Bahkan, aku sering mengambil memberikan pengumuman tentang
kegiatan BEM ke jurusannya agar aku selalu bisa melihatnya dari depan. Tapi,
aku rasa dia belum tau kalo aku memandangnya dari depan. Walaupun wajahnya
memandang Vogel, aku tau kalo aku memang tak sepenting Vogel bagimu.
Tak masalah jika kau malu-malu dengan orang yang kau
suka, seperti aku kepadanya saat itu. Dari pada kita melakukan hal yang
memalukan diri sendiri didepan orang banyak maupun dihadapan-Nya.
Pacaran ala anak SMP memang sangat tidak baik lagi untuk
kita yang sudah berusia dewasa. Karena harusnya sudah memikirkan tentang hal
yang serius, jenjang yang lebih mulia didalam lindungan pernikahan.
Suatu saat, disebelan lab Kimia Analis yang ada diantara
kampus jurusanku dan kampus jurusannya. Suasana kampus yang ramai dengan lalu
lalang orang-orang yang sedang sibuk mencari ilmu, mencari pacar sampai mencari
jaringan internet yang kala itu sangat langka.
Aku keluar dari lab biokimia membawa alat-alat yang
harus dicuci setelah dipakai, kebetulan kelompokku adalah petugas piket dikala
itu. Mendekat ke washtafele yang ada diantara lab Kimia Analitik dan Lab
Biomia.
Satu persatu alat yang ada didepanku langsung aku cuci,
kurang bersih ya pake sabun, kurang bersih lagi ya wajib disikat.
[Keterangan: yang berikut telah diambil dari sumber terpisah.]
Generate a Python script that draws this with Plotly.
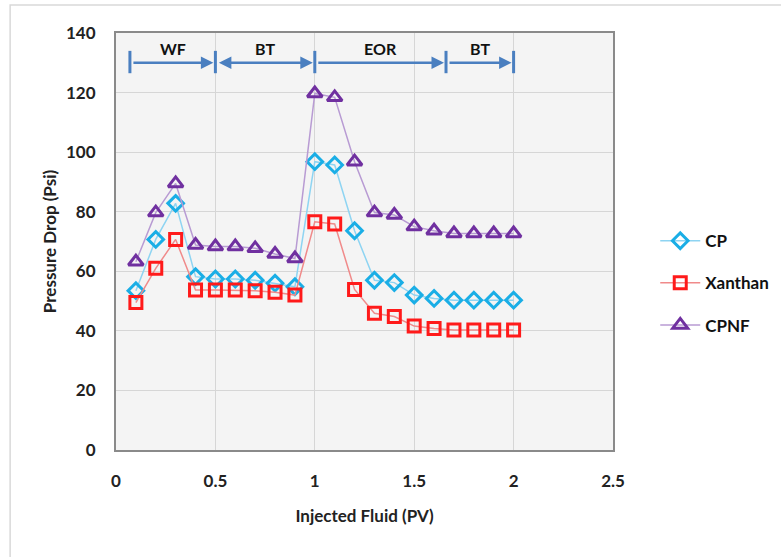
import plotly.graph_objects as go

# Injected pore volumes
pv = [0.1, 0.2, 0.3, 0.4, 0.5, 0.6, 0.7, 0.8, 0.9, 1.0,
      1.1, 1.2, 1.3, 1.4, 1.5, 1.6, 1.7, 1.8, 1.9, 2.0]

# Pressure drop (psi) per fluid
cp = [53.5, 70.7, 82.8, 58.2, 57.4, 57.4, 57.0, 56.0, 54.8, 96.8,
      95.7, 73.6, 57.0, 56.2, 52.0, 50.9, 50.3, 50.3, 50.3, 50.3]
xanthan = [49.5, 61.0, 70.7, 53.7, 53.7, 53.7, 53.5, 53.0, 52.0, 76.6,
           75.9, 53.9, 45.9, 44.8, 41.6, 40.8, 40.3, 40.3, 40.3, 40.3]
cpnf = [63.2, 79.7, 89.5, 68.8, 68.3, 68.3, 67.7, 65.8, 64.3, 119.7,
        118.4, 96.8, 79.7, 78.9, 75.0, 73.6, 72.7, 72.7, 72.7, 72.7]

# Flooding stages along the injection
stage_bounds = [0.07, 0.5, 1.0, 1.66, 2.0]
stage_labels = ["WF", "BT", "EOR", "BT"]

x_ticks = [0, 0.5, 1, 1.5, 2, 2.5]
y_ticks = [0, 20, 40, 60, 80, 100, 120, 140]

FONT = "Lato"
ARROW = "#4a7fc0"

fig = go.Figure()

series = [
    ("CP", cp, "diamond-open", "#1aaee6", "#8ed4f2", 12),
    ("Xanthan", xanthan, "square-open", "#ff1a1a", "#f08a8a", 12),
    ("CPNF", cpnf, "triangle-up-open", "#7030a0", "#b89bd3", 13),
]
for i, (name, vals, sym, mcol, lcol, msize) in enumerate(series):
    fig.add_trace(go.Scatter(
        x=pv, y=vals, name=name, mode="lines+markers",
        legendgroup=f"g{i}",
        line=dict(color=lcol, width=1.5),
        marker=dict(symbol=sym, size=msize, color=mcol,
                    line=dict(color=mcol, width=3)),
    ))

# Stage arrows: horizontal arrow per stage, vertical tick at each boundary
arrow_y = 130
for i, lab in enumerate(stage_labels):
    x0, x1 = stage_bounds[i], stage_bounds[i + 1]
    side = "end+start" if i == 1 else "end"
    fig.add_annotation(
        x=x1, y=arrow_y, ax=x0, ay=arrow_y,
        xref="x", yref="y", axref="x", ayref="y",
        text="", showarrow=True, arrowhead=2, arrowsize=1.0,
        arrowwidth=2.5, arrowcolor=ARROW, arrowside=side,
        standoff=2, startstandoff=2,
    )
    fig.add_annotation(
        x=(x0 + x1) / 2, y=134.8, xref="x", yref="y",
        text=f"<b>{lab}</b>", showarrow=False,
        font=dict(family=FONT, size=16, color="#111111"),
    )
for b in stage_bounds:
    fig.add_shape(type="line", xref="x", yref="y",
                  x0=b, x1=b, y0=126.5, y1=134,
                  line=dict(color=ARROW, width=3))

# Outer frame of the chart area (top and left edges visible)
fig.add_shape(type="rect", xref="paper", yref="paper",
              x0=-0.213, x1=1.40, y0=-0.30, y1=1.067,
              line=dict(color="#d9d9d9", width=1.5), layer="below")

tick_font = dict(family=FONT, size=17, color="#222222", weight="bold")
title_font = dict(family=FONT, size=17, color="#222222", weight="bold")
fig.update_layout(
    width=781, height=557,
    margin=dict(l=116, r=168, t=33, b=107, autoexpand=False),
    paper_bgcolor="white",
    plot_bgcolor="#f4f4f4",
    font=dict(family=FONT, color="#222222"),
    showlegend=True,
    legend=dict(
        x=1.085, y=0.40, xanchor="left", yanchor="middle",
        traceorder="grouped", tracegroupgap=17,
        font=dict(family=FONT, size=17, color="#111111", weight="bold"),
        bgcolor="rgba(0,0,0,0)", itemwidth=40,
    ),
    xaxis=dict(
        range=[0, 2.5], tickvals=x_ticks,
        ticktext=[str(v) for v in x_ticks],
        showgrid=True, gridcolor="#d6d6d6", gridwidth=1,
        showline=True, linecolor="#8a8a8a", linewidth=2, mirror=True,
        zeroline=False, ticks="", ticklabelstandoff=15,
        tickfont=tick_font,
        title=dict(text="Injected Fluid (PV)", standoff=20, font=title_font),
    ),
    yaxis=dict(
        range=[0, 140], tickvals=y_ticks,
        showgrid=True, gridcolor="#d6d6d6", gridwidth=1,
        showline=True, linecolor="#8a8a8a", linewidth=2, mirror=True,
        zeroline=False, ticks="", ticklabelstandoff=15,
        tickfont=tick_font,
        title=dict(text="Pressure Drop (Psi)", standoff=5, font=title_font),
    ),
)

fig.write_html("out.html")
Sampe
akhirnya aku menyadari bahwa taka da lagi yang perlu dicuci.
Membalikkan badan bagai manusia tanpa dosa yang pengen move
on. Satu… dua… tiga… aku langsung terhenti karena seorang perempuan dengan
dua teman perempuannya juga masuk kedalam ruangan pencucian.
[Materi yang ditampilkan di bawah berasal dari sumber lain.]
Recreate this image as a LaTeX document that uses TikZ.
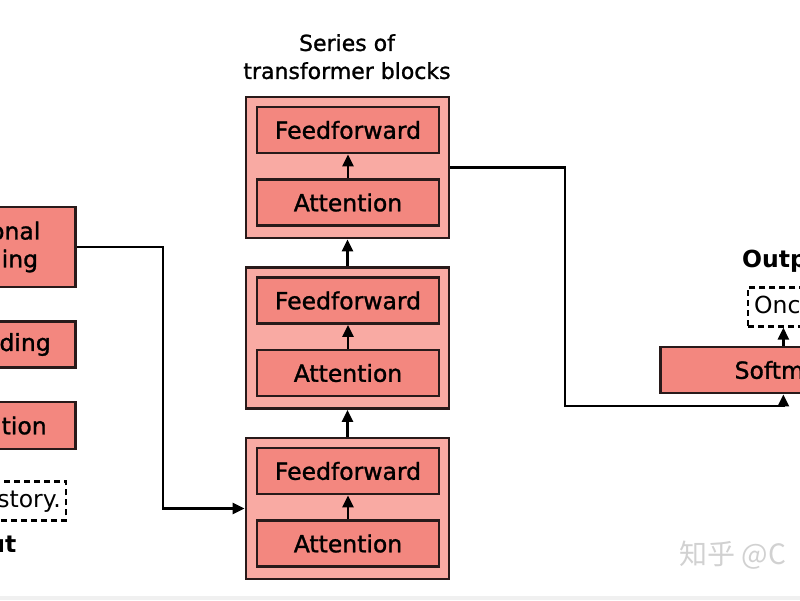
\documentclass[tikz,border=0pt]{standalone}
\usepackage{fontspec}
\setmainfont{DejaVu Sans}
\newfontfamily\labelfont[FakeBold=1.2]{DejaVu Sans}
\newfontfamily\cjkfont{Noto Sans CJK SC}
\usetikzlibrary{arrows.meta}
\definecolor{blockpink}{RGB}{249,170,163}
\definecolor{layerpink}{RGB}{243,135,127}
\definecolor{edge}{RGB}{40,26,26}
\tikzset{
  outerbox/.style={draw=edge, line width=2.8pt, fill=blockpink, inner sep=0pt, minimum width=203pt, minimum height=141pt},
  layerbox/.style={draw=edge, line width=2.8pt, fill=layerpink, inner sep=0pt, minimum width=182pt, minimum height=46pt, font=\labelfont\fontsize{23.5}{28}\selectfont},
  stagebox/.style={layerbox, align=center},
  dashbox/.style={draw=black, line width=2.2pt, dash pattern=on 6pt off 4pt, inner xsep=5pt, inner ysep=0pt, minimum height=39pt, font=\fontsize{23.5}{28}\selectfont},
  headlabel/.style={inner sep=0pt, font=\bfseries\fontsize{23.5}{28}\selectfont},
  flow/.style={line width=2.5pt, -{Triangle[length=12pt,width=11pt]}}
}

\begin{document}
\begin{tikzpicture}[x=1pt,y=-1pt]
\useasboundingbox (0,0) rectangle (800,600);
\clip (0,0) rectangle (800,600);
\fill[black!6] (0,596) rectangle (800,600);
\node[anchor=north, align=center, inner sep=0pt, font=\labelfont\fontsize{22}{28}\selectfont] (title) at (347,34) {Series of\\transformer blocks};
\foreach \i/\t in {1/438,2/267.5,3/97}{
  \node[outerbox] (blk\i) at (347.5,\t+70.5) {};
  \node[layerbox] (ff\i) at (348,\t+33) {Feedforward};
  \node[layerbox] (att\i) at (348,\t+105.5) {Attention};
  \draw[flow] (att\i) -- (ff\i);
}
\draw[flow] (blk1) -- (blk2);
\draw[flow] (blk2) -- (blk3);

\node[stagebox, minimum width=183pt, minimum height=80pt, anchor=east] (pos) at (77,247) {Positional\\encoding};
\node[stagebox, minimum width=183pt, anchor=east] (emb) at (77,344.5) {Embedding};
\node[stagebox, minimum width=203pt, minimum height=47pt, anchor=east] (tok) at (77,425.5) {Tokenization};
\node[dashbox, anchor=east] (prompt) at (67,501) {Write a story.};
\node[headlabel, anchor=base east] (inlabel) at (16.5,552) {Input};
\coordinate (bend) at (163,247);
\draw[flow] (pos.east) -- (bend) |- (blk1.west);

\node[stagebox, minimum width=246pt, anchor=west] (soft) at (659,370) {Softmax};
\node[dashbox, inner xsep=6pt, anchor=west] (story) at (747,307) {Once upon a time...};
\node[headlabel, anchor=base west] (outlabel) at (742,267) {Output};
\coordinate (drop) at (565,406);
\draw[flow] (blk3.east) -| (drop) -| (soft.south);
\draw[flow] (soft.north) -- (soft.north |- story.south);

\node[anchor=west, text=black!18, font=\cjkfont\fontsize{28}{30}\selectfont] (mark) at (676,555) {知乎 @C};
\end{tikzpicture}
\end{document}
Aku hanya terdiam melihat perempuan yang sedang
mengalungkan masker dilehernya itu, sambil membuka handscon-nya dia
juga terhenti sambil melihatku.
Aku terdiam lebih lama hingga akhirnya dia berkata,
“Kenapa kamu lihat-lihat?” sambil matanya melotot melihatku.
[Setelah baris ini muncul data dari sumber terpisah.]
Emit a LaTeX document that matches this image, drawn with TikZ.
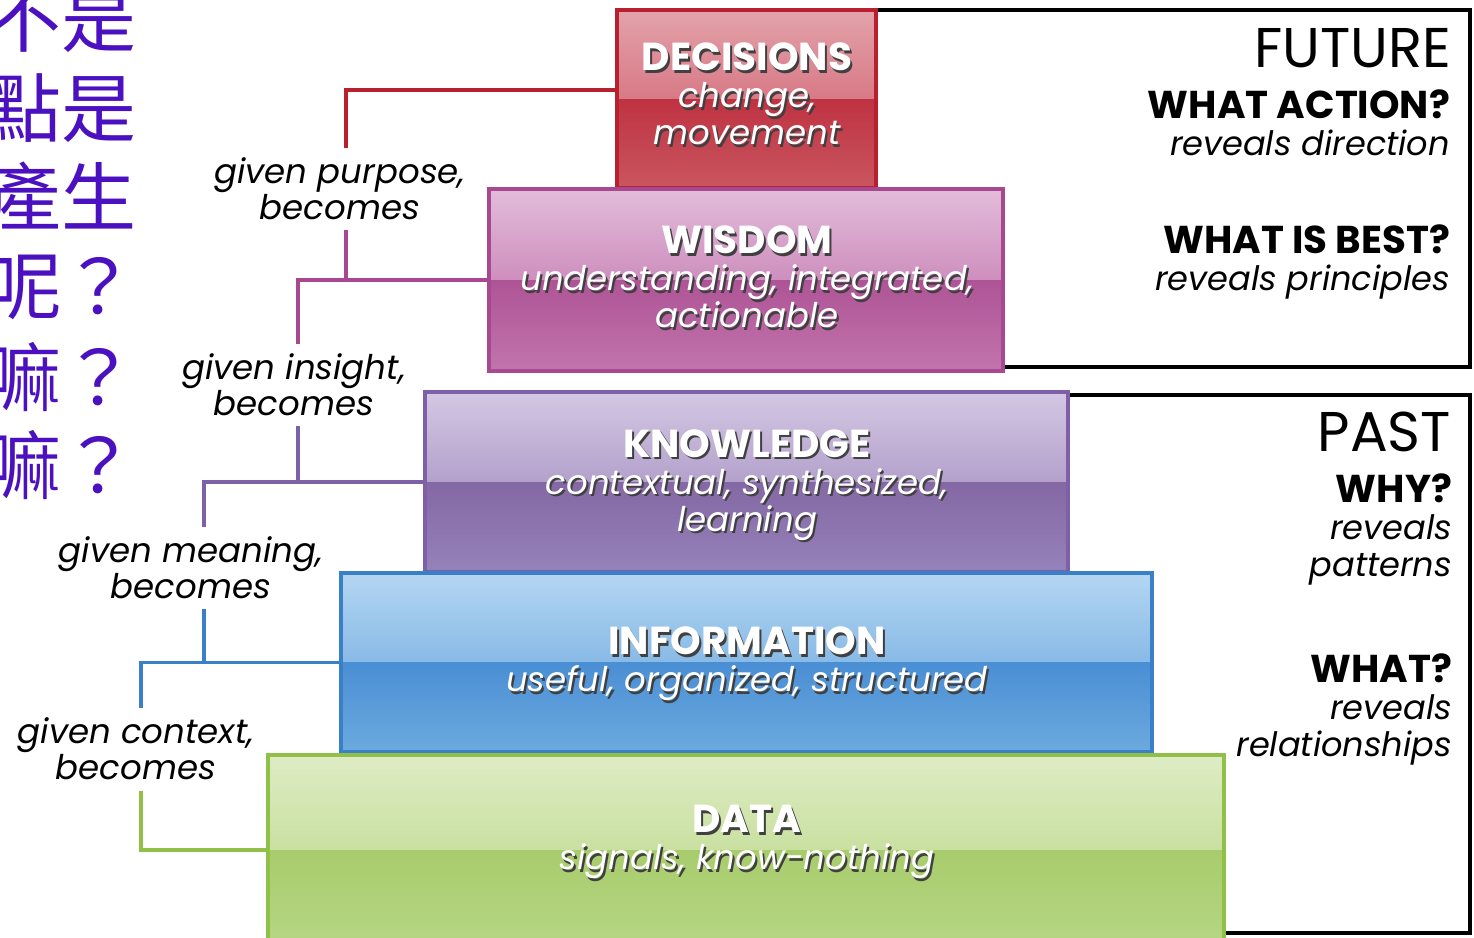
\documentclass[tikz,border=0pt]{standalone}
\usepackage{fontspec}
\setmainfont{Poppins}
\newfontfamily\cjk{Noto Sans CJK TC}
\usetikzlibrary{fit,calc,shadows}
\definecolor{cjkpurple}{HTML}{4B10BF}
\definecolor{redB}{HTML}{B8202E}
\definecolor{magB}{HTML}{A84890}
\definecolor{purB}{HTML}{7E60A8}
\definecolor{bluB}{HTML}{3A80C8}
\definecolor{greB}{HTML}{90C048}
\definecolor{rA}{HTML}{E3A2AA}\definecolor{rB}{HTML}{CC5262}\definecolor{rC}{HTML}{BF3242}\definecolor{rD}{HTML}{C95660}
\definecolor{mA}{HTML}{E2BCDA}\definecolor{mB}{HTML}{BA62A2}\definecolor{mC}{HTML}{AE5496}\definecolor{mD}{HTML}{C274AC}
\definecolor{pA}{HTML}{D4C8E4}\definecolor{pB}{HTML}{927AB2}\definecolor{pC}{HTML}{8468A4}\definecolor{pD}{HTML}{9682BA}
\definecolor{bA}{HTML}{B4D6F2}\definecolor{bB}{HTML}{5C9EDA}\definecolor{bC}{HTML}{4A8ED4}\definecolor{bD}{HTML}{6CAADE}
\definecolor{gA}{HTML}{DEECC4}\definecolor{gB}{HTML}{B4D47E}\definecolor{gC}{HTML}{A8CC6C}\definecolor{gD}{HTML}{B6D684}
\tikzset{
  gloss/.style n args={5}{draw=#5, line width=1.6pt, inner sep=0pt,
    drop shadow={shadow xshift=1.2pt, shadow yshift=-1.2pt, opacity=0.35},
    path picture={
      \shade[top color=#1, bottom color=#2] (path picture bounding box.north west) rectangle (path picture bounding box.east);
      \shade[top color=#3, bottom color=#4] (path picture bounding box.west) rectangle (path picture bounding box.south east);
    }},
  frame/.style={draw=black, line width=1.6pt, inner sep=0pt},
  conn/.style={line width=1.6pt},
  lbl/.style={align=center, font=\fontsize{17}{18}\selectfont\itshape, inner sep=5pt},
  rtxt/.style={anchor=east, align=right, font=\fontsize{16.8}{18.5}\selectfont},
  cjkrow/.style={text=cjkpurple, font=\cjk\fontsize{37.5}{40}\selectfont, inner sep=0pt},
  wtext/.style={text=white, align=center, font=\fontsize{17}{18.5}\selectfont},
  stext/.style={text=black!75, align=center, font=\fontsize{17}{18.5}\selectfont},
}
\newcommand\ttl[1]{{\fontsize{19.5}{18.5}\selectfont\bfseries #1}}
\newcommand\sub[1]{{\itshape #1}}
\newcommand\boxlabel[3]{%
  \node[stext] at ($(#2)+(2,2.5)$) {#3};
  \node[wtext] (#1) at (#2) {#3};}
\newcommand\qq[1]{{\fontsize{19.4}{18.5}\selectfont\bfseries #1}}
\begin{document}
\begin{tikzpicture}[x=0.5pt,y=-0.5pt]
\useasboundingbox (0,0) rectangle (1474,938);
% frames
\node[frame, fit={(617,10) (1470,367)}] (fut) {};
\node[frame, fit={(1068,395) (1470,933)}] (pst) {};
% layers
\node[gloss={rA}{rB}{rC}{rD}{redB}, fit={(617,10) (876,188)}] (dec) {};
\node[gloss={mA}{mB}{mC}{mD}{magB}, fit={(489,189) (1003,371)}] (wis) {};
\node[gloss={pA}{pB}{pC}{pD}{purB}, fit={(425,392) (1068,572)}] (kno) {};
\node[gloss={bA}{bB}{bC}{bD}{bluB}, fit={(341,573) (1152,752)}] (inf) {};
\node[gloss={gA}{gB}{gC}{gD}{greB}, fit={(268,755) (1224,945)}] (dat) {};
% box texts
\boxlabel{tdec}{747,94}{\ttl{DECISIONS}\\\sub{change,}\\\sub{movement}}
\boxlabel{twis}{747,277}{\ttl{WISDOM}\\\sub{understanding, integrated,}\\\sub{actionable}}
\boxlabel{tkno}{747,485}{\ttl{KNOWLEDGE}\\\sub{contextual, synthesized,}\\\sub{learning}}
\boxlabel{tinf}{747,664}{\ttl{INFORMATION}\\\sub{useful, organized, structured}}
\boxlabel{tdat}{747,842}{\ttl{DATA}\\\sub{signals, know-nothing}}
% left labels
\node[lbl] (purp) at (340,189) {given purpose,\\becomes};
\node[lbl] (ins) at (294,385) {given insight,\\becomes};
\node[lbl] (mean) at (191,568) {given meaning,\\becomes};
\node[lbl] (ctx) at (136,749) {given context,\\becomes};
% connectors
\draw[conn, redB] ($(dec.west)+(0,-9)$) -| ([xshift=3pt]purp.north);
\draw[conn, magB] (wis.west) -| ([xshift=2pt]ins.north);
\draw[conn, magB] ([xshift=3pt]purp.south) -- ([xshift=3pt]purp.south |- wis.west);
\draw[conn, purB] (kno.west) -| ([xshift=6.5pt]mean.north);
\draw[conn, purB] ([xshift=2pt]ins.south) -- ([xshift=2pt]ins.south |- kno.west);
\draw[conn, bluB] (inf.west) -| ([xshift=2.5pt]ctx.north);
\draw[conn, bluB] ([xshift=6.5pt]mean.south) -- ([xshift=6.5pt]mean.south |- inf.west);
\draw[conn, greB] ([xshift=2.5pt]ctx.south) |- (dat.west);
% right texts
\node[rtxt, font=\fontsize{28}{28}\selectfont] (future) at (1458,48) {FUTURE};
\node[rtxt] (qa) at (1457,123) {\qq{WHAT ACTION?}\\\itshape reveals direction};
\node[rtxt] (qb) at (1457,262) {\qq{WHAT IS BEST?}\\\itshape reveals principles};
\node[rtxt, font=\fontsize{28}{28}\selectfont] (past) at (1458,432) {PAST};
\node[rtxt] (qc) at (1459,529) {\qq{WHY?}\\\itshape reveals\\\itshape patterns};
\node[rtxt] (qd) at (1459,709) {\qq{WHAT?}\\\itshape reveals\\\itshape relationships};
% chinese
\node[cjkrow] (c1) at (62,20) {不是};
\node[cjkrow] (c2) at (62,108) {點是};
\node[cjkrow] (c3) at (62,197) {產生};
\node[cjkrow] (c4) at (62,287) {呢？};
\node[cjkrow] (c5) at (62,377) {嘛？};
\node[cjkrow] (c6) at (62,465) {嘛？};
\end{tikzpicture}
\end{document}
Siapa yang tak takut jika melihat wanita yang disukainya
melotot dalam seakan-akan ingin menelanku bulat-bulat. Dan hingga akhirnya aku
hanya bisa tersenyum sambil menjawab, “Maaf…”. Sambil berlari kegirangan
meninggalkan Qunut dan kawannya.
Qunut melihat kebelakang, kearah laki-laki yang berlari
tak karuan seperti mendapatkan bulan terang. Hanya senyuma yang terpancar oleh
perempuan yang dari tadi hanya bisa melotot yang dengan juteknya berkata, “Apa
kau lihat-lihat?”
Aku berlari menuju ruang kelasku dimana orang-orang
sedang sibuk membereskan meja praktikum. Berlari-lari bagai orang yang sedang
terhibur ditaman bunga, menabur keceriaan dan kebahagiaan. Orang-orang yang
sangat jarang melihatku bertingkah seperti itu seakan-akan bertanya-tanya ada
apa gerangan?
Disaat orang-orang bertanya, “Kenapa sih kayak girang
banget?”
Aku hanya tersenyum kepada teman-teman yang memandangku aneh, sambil berkata, “Nggak ada, ayo kita kerja lagi.”. seraya kembali merapikan alat-alat dan memasukkannya kelemari alat praktikum.
Jangankan berbicara dengannya, bertemu dan dimarahinya saja membuat aku menjadi girang. Yah, begitulah cinta berupa-rupa rasanya. Tapi, tak ada yang salah untuk orang yang sedang jatuh cinta.